Vietnam's gross domestic product in the first quarter grew 5.66% from a year earlier as exports boomed, government data released on Friday showed, despite higher shipping costs due to turmoil in the Red Sea.

Growth in the January-March quarter for economy was faster than the expansion of 3.41% in the same period last year, but slower than the 6.72% growth in the fourth quarter. First quarter numbers are generally lower because of festival holidays.

The Southeast Asian nation, a regional manufacturing hub and a key exporter of smartphones, electronics and garments, is seeking to shore up its business activities after it missed its growth target last year on weak global demand and brief power shortages. It has set a 6.0%-6.5% GDP growth target this year.

The manufacturing and construction sector grew 6.28%, while the services sector expanded 6.12% in the quarter from a year earlier, the General Statistics Office (GSO) said in a report.

Goods exports from Vietnam grew sharply in the quarter, despite disruptions to shipping through the Red Sea caused by the Houthis' attacks, which, according to official estimates, resulted in a 55%-73% increase in costs for cargoes from the country.

Goods exports in the quarter grew 17% from a year earlier to $93.06 billion, while imports were up 13.9% to $84.98 billion, resulting in a trade surplus of $8.08 billion.

Shipments of electronics rose 30% from a year earlier, while smartphone exports increased 10% and garments 7.9%, according to the GSO.
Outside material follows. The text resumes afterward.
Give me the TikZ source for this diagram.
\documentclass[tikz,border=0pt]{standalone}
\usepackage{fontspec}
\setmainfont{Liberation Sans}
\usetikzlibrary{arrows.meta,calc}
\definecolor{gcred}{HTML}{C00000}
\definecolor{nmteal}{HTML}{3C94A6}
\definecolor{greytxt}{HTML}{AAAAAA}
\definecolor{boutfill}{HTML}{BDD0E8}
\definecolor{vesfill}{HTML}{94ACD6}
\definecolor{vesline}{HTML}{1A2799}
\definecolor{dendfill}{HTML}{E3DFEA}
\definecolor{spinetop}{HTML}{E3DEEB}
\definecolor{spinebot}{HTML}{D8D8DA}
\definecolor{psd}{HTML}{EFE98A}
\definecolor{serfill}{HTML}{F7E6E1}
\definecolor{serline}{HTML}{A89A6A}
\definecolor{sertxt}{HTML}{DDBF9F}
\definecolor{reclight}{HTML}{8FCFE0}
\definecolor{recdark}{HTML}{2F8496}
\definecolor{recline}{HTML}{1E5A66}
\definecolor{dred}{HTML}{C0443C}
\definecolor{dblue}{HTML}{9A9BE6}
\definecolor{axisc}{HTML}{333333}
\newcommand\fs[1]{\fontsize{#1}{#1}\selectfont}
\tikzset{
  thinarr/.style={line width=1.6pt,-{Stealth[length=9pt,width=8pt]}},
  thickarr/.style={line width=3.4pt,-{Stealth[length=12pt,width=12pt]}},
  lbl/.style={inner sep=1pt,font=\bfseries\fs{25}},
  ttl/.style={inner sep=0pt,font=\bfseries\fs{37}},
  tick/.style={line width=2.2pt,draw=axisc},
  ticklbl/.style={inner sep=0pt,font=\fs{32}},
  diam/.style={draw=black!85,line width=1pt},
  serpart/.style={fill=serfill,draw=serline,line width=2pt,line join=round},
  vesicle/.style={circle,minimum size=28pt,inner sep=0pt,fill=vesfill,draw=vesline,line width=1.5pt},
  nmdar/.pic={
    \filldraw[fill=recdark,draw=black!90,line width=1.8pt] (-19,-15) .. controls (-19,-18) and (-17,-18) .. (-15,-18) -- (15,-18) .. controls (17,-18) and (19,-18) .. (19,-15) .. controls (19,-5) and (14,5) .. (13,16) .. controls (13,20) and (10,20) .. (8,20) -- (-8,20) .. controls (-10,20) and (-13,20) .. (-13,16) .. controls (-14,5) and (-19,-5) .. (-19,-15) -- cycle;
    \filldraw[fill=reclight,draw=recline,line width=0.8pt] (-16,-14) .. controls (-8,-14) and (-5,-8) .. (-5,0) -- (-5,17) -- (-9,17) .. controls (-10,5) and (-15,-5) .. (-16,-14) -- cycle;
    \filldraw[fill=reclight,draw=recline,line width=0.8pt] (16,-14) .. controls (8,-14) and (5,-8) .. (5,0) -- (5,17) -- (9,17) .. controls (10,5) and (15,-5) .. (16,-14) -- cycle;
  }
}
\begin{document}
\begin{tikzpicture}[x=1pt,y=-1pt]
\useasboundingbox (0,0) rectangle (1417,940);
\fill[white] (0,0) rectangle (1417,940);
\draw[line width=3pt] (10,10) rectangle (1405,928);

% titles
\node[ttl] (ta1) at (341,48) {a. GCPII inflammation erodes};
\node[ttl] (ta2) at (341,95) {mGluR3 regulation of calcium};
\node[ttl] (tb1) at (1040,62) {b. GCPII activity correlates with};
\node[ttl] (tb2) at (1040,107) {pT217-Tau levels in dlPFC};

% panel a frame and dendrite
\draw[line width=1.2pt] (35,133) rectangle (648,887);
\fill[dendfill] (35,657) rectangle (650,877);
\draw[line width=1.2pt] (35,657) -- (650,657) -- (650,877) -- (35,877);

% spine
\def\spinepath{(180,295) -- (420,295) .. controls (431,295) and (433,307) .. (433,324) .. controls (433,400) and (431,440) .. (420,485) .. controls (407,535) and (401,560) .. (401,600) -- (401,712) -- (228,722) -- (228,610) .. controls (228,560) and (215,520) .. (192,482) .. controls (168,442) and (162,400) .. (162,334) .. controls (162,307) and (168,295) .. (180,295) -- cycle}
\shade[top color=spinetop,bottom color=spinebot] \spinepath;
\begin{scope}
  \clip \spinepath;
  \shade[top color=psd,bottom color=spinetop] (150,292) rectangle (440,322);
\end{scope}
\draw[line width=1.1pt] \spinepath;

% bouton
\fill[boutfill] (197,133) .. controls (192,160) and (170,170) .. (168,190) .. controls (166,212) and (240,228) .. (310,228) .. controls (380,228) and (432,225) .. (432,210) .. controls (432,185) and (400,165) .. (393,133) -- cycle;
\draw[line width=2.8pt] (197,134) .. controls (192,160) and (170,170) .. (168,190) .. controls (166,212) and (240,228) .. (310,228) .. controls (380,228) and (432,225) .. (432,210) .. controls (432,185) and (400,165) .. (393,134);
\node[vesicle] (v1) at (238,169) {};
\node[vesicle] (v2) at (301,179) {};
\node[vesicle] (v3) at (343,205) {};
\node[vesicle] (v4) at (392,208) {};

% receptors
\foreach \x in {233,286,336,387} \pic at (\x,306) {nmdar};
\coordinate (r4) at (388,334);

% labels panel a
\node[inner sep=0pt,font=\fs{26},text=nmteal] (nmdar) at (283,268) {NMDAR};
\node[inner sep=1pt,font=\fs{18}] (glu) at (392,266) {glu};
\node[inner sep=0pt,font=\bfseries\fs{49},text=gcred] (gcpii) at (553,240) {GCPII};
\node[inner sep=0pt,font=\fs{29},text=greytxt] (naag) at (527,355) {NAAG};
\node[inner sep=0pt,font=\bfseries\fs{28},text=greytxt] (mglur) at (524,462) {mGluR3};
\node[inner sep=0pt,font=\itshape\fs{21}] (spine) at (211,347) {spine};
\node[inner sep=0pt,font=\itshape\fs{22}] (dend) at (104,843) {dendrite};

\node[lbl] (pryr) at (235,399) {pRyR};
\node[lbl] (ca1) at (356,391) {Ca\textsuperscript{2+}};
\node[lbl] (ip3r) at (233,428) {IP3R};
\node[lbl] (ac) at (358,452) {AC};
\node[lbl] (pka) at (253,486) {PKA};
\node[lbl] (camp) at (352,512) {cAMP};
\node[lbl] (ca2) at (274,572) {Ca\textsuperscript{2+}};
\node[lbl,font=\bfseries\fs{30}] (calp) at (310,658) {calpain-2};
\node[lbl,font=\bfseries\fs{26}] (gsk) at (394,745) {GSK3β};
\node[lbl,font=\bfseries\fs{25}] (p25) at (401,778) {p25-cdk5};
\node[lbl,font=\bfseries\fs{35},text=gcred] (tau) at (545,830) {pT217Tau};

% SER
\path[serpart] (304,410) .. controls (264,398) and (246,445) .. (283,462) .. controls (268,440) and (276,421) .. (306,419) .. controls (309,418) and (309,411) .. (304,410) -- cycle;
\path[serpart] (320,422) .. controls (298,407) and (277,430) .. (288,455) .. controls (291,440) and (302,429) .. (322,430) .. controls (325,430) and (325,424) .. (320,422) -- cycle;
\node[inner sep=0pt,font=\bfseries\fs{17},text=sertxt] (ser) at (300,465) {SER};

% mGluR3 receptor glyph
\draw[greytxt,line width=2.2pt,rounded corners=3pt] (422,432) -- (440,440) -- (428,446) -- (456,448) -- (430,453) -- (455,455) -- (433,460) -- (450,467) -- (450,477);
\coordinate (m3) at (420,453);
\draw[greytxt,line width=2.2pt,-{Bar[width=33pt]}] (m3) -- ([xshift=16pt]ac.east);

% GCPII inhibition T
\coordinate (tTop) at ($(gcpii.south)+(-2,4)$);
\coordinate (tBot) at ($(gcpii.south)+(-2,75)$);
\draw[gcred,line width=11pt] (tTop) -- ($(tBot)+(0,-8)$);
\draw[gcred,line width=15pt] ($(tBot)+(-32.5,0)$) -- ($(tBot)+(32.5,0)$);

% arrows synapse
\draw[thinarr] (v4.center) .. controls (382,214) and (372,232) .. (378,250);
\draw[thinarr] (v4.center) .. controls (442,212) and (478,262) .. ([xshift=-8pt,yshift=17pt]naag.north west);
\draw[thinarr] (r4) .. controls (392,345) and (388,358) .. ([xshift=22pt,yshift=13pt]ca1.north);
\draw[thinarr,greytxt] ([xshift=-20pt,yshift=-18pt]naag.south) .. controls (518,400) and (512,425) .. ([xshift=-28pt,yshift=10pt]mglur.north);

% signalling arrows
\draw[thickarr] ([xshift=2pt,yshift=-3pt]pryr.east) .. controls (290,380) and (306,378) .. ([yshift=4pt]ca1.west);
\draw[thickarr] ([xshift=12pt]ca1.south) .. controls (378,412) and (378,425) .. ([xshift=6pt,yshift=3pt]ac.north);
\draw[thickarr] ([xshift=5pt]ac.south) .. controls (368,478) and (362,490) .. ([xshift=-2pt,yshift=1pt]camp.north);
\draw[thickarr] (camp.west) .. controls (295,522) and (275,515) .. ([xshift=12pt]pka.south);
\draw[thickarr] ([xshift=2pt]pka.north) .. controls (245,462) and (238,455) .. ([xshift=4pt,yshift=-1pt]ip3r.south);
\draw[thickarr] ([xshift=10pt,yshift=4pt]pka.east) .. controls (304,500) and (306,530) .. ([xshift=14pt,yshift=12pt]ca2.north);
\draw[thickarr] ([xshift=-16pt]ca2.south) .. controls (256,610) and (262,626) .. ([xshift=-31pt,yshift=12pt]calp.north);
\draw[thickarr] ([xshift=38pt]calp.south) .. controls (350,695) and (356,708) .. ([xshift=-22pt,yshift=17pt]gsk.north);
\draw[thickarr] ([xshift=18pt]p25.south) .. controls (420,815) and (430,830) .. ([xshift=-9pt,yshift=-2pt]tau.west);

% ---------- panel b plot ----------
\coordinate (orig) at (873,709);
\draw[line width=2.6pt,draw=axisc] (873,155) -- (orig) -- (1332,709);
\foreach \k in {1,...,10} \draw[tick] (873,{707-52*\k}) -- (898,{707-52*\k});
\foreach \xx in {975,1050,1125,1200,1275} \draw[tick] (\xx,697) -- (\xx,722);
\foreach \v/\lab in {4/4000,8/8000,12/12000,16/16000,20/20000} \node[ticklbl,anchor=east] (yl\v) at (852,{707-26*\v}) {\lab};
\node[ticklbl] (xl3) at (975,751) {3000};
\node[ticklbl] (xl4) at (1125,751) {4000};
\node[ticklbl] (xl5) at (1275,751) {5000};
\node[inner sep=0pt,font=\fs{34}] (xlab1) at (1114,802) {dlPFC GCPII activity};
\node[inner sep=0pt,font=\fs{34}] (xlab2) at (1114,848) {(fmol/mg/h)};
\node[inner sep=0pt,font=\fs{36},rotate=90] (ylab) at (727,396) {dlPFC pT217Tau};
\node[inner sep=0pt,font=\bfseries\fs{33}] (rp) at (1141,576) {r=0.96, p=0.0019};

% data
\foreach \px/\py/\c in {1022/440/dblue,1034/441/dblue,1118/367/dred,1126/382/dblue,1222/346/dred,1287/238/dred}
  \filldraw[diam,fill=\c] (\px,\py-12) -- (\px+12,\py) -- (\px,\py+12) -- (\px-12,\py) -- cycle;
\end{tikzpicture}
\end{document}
Industrial production in the quarter rose 21.7% from a year earlier, the GSO said, adding that consumer prices in March rose 3.97% from a year earlier and retail sales in the January-March period rose 8.2%. Prime Minister Pham Minh Chinh last week reassured foreign investors that their factories will not face a repeat of last year's power shortages, as the country is ramping up coal imports.

Vietnam's electricity output in the first quarter grew 11.4% from a year earlier to 65.5 billion kWh, according to the GSO.